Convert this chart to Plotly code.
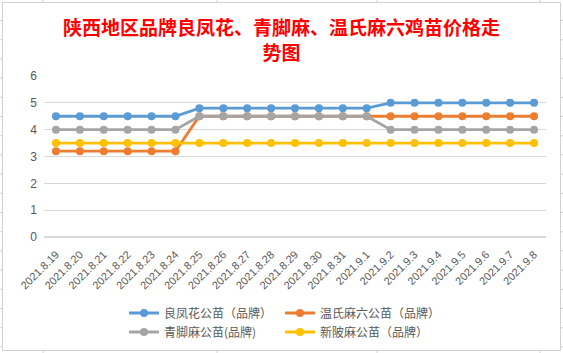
import plotly.graph_objects as go

dates = ["2021.8.19", "2021.8.20", "2021.8.21", "2021.8.22", "2021.8.23", "2021.8.24",
         "2021.8.25", "2021.8.26", "2021.8.27", "2021.8.28", "2021.8.29", "2021.8.30",
         "2021.8.31", "2021.9.1", "2021.9.2", "2021.9.3", "2021.9.4", "2021.9.5",
         "2021.9.6", "2021.9.7", "2021.9.8"]

liangfenghua = [4.5, 4.5, 4.5, 4.5, 4.5, 4.5, 4.8, 4.8, 4.8, 4.8, 4.8, 4.8, 4.8, 4.8,
                5.0, 5.0, 5.0, 5.0, 5.0, 5.0, 5.0]
wenshi = [3.2, 3.2, 3.2, 3.2, 3.2, 3.2, 4.5, 4.5, 4.5, 4.5, 4.5, 4.5, 4.5, 4.5,
          4.5, 4.5, 4.5, 4.5, 4.5, 4.5, 4.5]
qingjiaoma = [4.0, 4.0, 4.0, 4.0, 4.0, 4.0, 4.5, 4.5, 4.5, 4.5, 4.5, 4.5, 4.5, 4.5,
              4.0, 4.0, 4.0, 4.0, 4.0, 4.0, 4.0]
xinpima = [3.5, 3.5, 3.5, 3.5, 3.5, 3.5, 3.5, 3.5, 3.5, 3.5, 3.5, 3.5, 3.5, 3.5,
           3.5, 3.5, 3.5, 3.5, 3.5, 3.5, 3.5]

series = [
    ("良凤花公苗（品牌）", liangfenghua, "#5B9BD5", "legend"),
    ("温氏麻六公苗（品牌）", wenshi, "#ED7D31", "legend"),
    ("青脚麻公苗(品牌)", qingjiaoma, "#A5A5A5", "legend2"),
    ("新陂麻公苗（品牌）", xinpima, "#FFC000", "legend2"),
]

W, H = 563, 353
ML, MR, MT, MB = 44, 17, 76, 116
PW, PH = W - ML - MR, H - MT - MB


def px_x(px):
    return (px - ML) / PW


def px_y(py):
    return (H - MB - py) / PH


fig = go.Figure()
for name, vals, color, lg in series:
    fig.add_trace(go.Scatter(
        x=dates, y=vals, name=name, mode="lines+markers",
        line=dict(color=color, width=2.8),
        marker=dict(color=color, size=8),
        legend=lg,
    ))

shapes = [dict(type="rect", xref="paper", yref="paper",
               x0=px_x(2.5), x1=px_x(560.5), y0=px_y(350.5), y1=px_y(2.5),
               line=dict(color="#D0D0D0", width=1), layer="below")]
# surrounding spreadsheet cell lines
for xv in [43, 217, 377, 540]:
    shapes.append(dict(type="line", xref="paper", yref="paper",
                       x0=px_x(xv), x1=px_x(xv), y0=px_y(0), y1=px_y(2.5),
                       line=dict(color="#D0D0D0", width=1)))
    shapes.append(dict(type="line", xref="paper", yref="paper",
                       x0=px_x(xv), x1=px_x(xv), y0=px_y(350.5), y1=px_y(353),
                       line=dict(color="#D0D0D0", width=1)))
for k in range(0, 18):
    yv = 20.5 + 19.2 * k
    shapes.append(dict(type="line", xref="paper", yref="paper",
                       x0=px_x(0), x1=px_x(2.5), y0=px_y(yv), y1=px_y(yv),
                       line=dict(color="#D0D0D0", width=1)))
    shapes.append(dict(type="line", xref="paper", yref="paper",
                       x0=px_x(560.5), x1=px_x(563), y0=px_y(yv), y1=px_y(yv),
                       line=dict(color="#D0D0D0", width=1)))

legend_common = dict(orientation="h", xanchor="left", yanchor="middle",
                     xref="container", yref="container",
                     font=dict(size=12, color="#595959",
                               family="Noto Sans CJK SC, Liberation Sans"),
                     entrywidth=111, bgcolor="rgba(0,0,0,0)", itemclick=False)

fig.update_layout(
    width=W, height=H,
    margin=dict(l=ML, r=MR, t=MT, b=MB, pad=0),
    paper_bgcolor="white", plot_bgcolor="white",
    font=dict(family="Liberation Sans, Noto Sans CJK SC", color="#595959"),
    title=dict(text="陕西地区品牌良凤花、青脚麻、温氏麻六鸡苗价格走<br>势图",
               x=0.5, xref="container", xanchor="center",
               y=1 - 35 / H, yref="container", yanchor="top",
               font=dict(size=19, color="#FF0000",
                         family="Noto Sans CJK SC", weight="bold")),
    xaxis=dict(type="category", tickangle=-45, showgrid=False, showline=False,
               zeroline=False, ticks="", tickfont=dict(size=11, color="#595959"),
               ticklabelstandoff=8,
               range=[-0.5, len(dates) - 0.5], automargin=False),
    yaxis=dict(range=[0, 6], dtick=1, showgrid=True, gridcolor="#D9D9D9",
               gridwidth=1, zeroline=True, zerolinecolor="#D9D9D9",
               showline=False, ticks="", ticklabelstandoff=6, automargin=False,
               tickfont=dict(size=12, color="#595959")),
    legend=dict(x=124 / W, y=1 - 313 / H, **legend_common),
    legend2=dict(x=124 / W, y=1 - 332 / H, **legend_common),
    shapes=shapes,
    showlegend=True,
)

fig.write_html("out.html")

-=-=-=-=-

> EXERCISE REQUIREMENTS: Write out the lines from the start of the material to the line with "import plotly.graph_objects as go", inclusive and exactly. Skip the pictures.

> TASK RESPONSE:
Convert this chart to Plotly code.
import plotly.graph_objects as go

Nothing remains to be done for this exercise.